Cartas à Directora
Era uma vez um país que morreu
Havia um país a 24 de Abril - que morreu. E nasceu outro, a 25. Foi há 42 anos.
Foi um dia de festa, o dia em que muitos portugueses conheceram, pele primeira vez, a liberdade. A democracia estava a chegar e a guerra iria acabar.
O país cansado, velho, onde as proibições eram muitas, ferozes, e as permissões irrelevantes, dava lugar a uma nova realidade. No país onde fora proibido pensar - e até vender coca - cola ou usar isqueiro sem licença - passava a ser proibido proibir.
Já lá vão 42 anos. Muitos milhões de portugueses terão nascido entretanto. Assinalar um aniversário do 25 de Abril é, hoje, falar de um passado distante na memória, com muitas leituras e diferentes emoções. Mas é ainda um acontecimento em que a generalidade dos portugueses se revê, mesmo em tempos difíceis.
Foi-nos permitido sonhar que a educação havia de mudar o país. E realmente mudou. Os jovens, muitos com cursos superiores emigram, o declínio demográfico é alarmante. A taxa de fecundidade é das mais baixas do mundo. Uma grande parte dos portugueses vivem momentos de angústia e não se vislumbra horizontes de esperança quanto ao futuro.
Foram as políticas que democraticamente couberam aos civis e foram estes que não se mostraram à altura de governar convenientemente o país. Esqueceram-se que era preciso uma metodologia de economia baseada em princípios de desenvolvimento. O dinheiro que entretanto chegou da UE, desapareceu na voragem do despesismo e das tropelias partidárias em nome dos votos indispensáveis. Desbaratou-se de toda a forma e feitio, e o estremecimento económico arruinou completamente a classe média. A política nas mãos de grupos do dinheiro só podia dar nisto - as classes sociais de menos rendimentos altamente penalizadas e a sofrer na pele a ganância dos poderosos. Se elaborássemos uma lista com os políticos, banqueiros, os grandes empresários e víssemos o trajeto judicial desta "elite" havia de tudo: cadeia, ruina económica, indícios de criminalidade variada, etc.

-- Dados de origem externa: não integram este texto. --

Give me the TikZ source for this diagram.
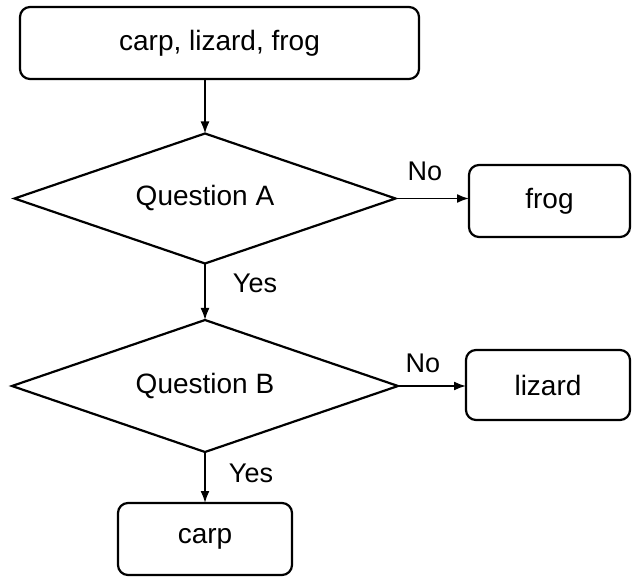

O nosso destino está, portanto, ameaçado. Quarenta e dois anos depois da revolução dos cravos, contemplamos um país devastado pela corrupção. Agora, entra-nos casa dentro o escândalo rocambolesco dos 'Papéis do Panamá' que nos revela um submundo estranho e mau, desde peixe graúdo da política internacional, finança e artes, mas também muitos portugueses, envolvidos em mais um folhetim de gente sem escrúpulos.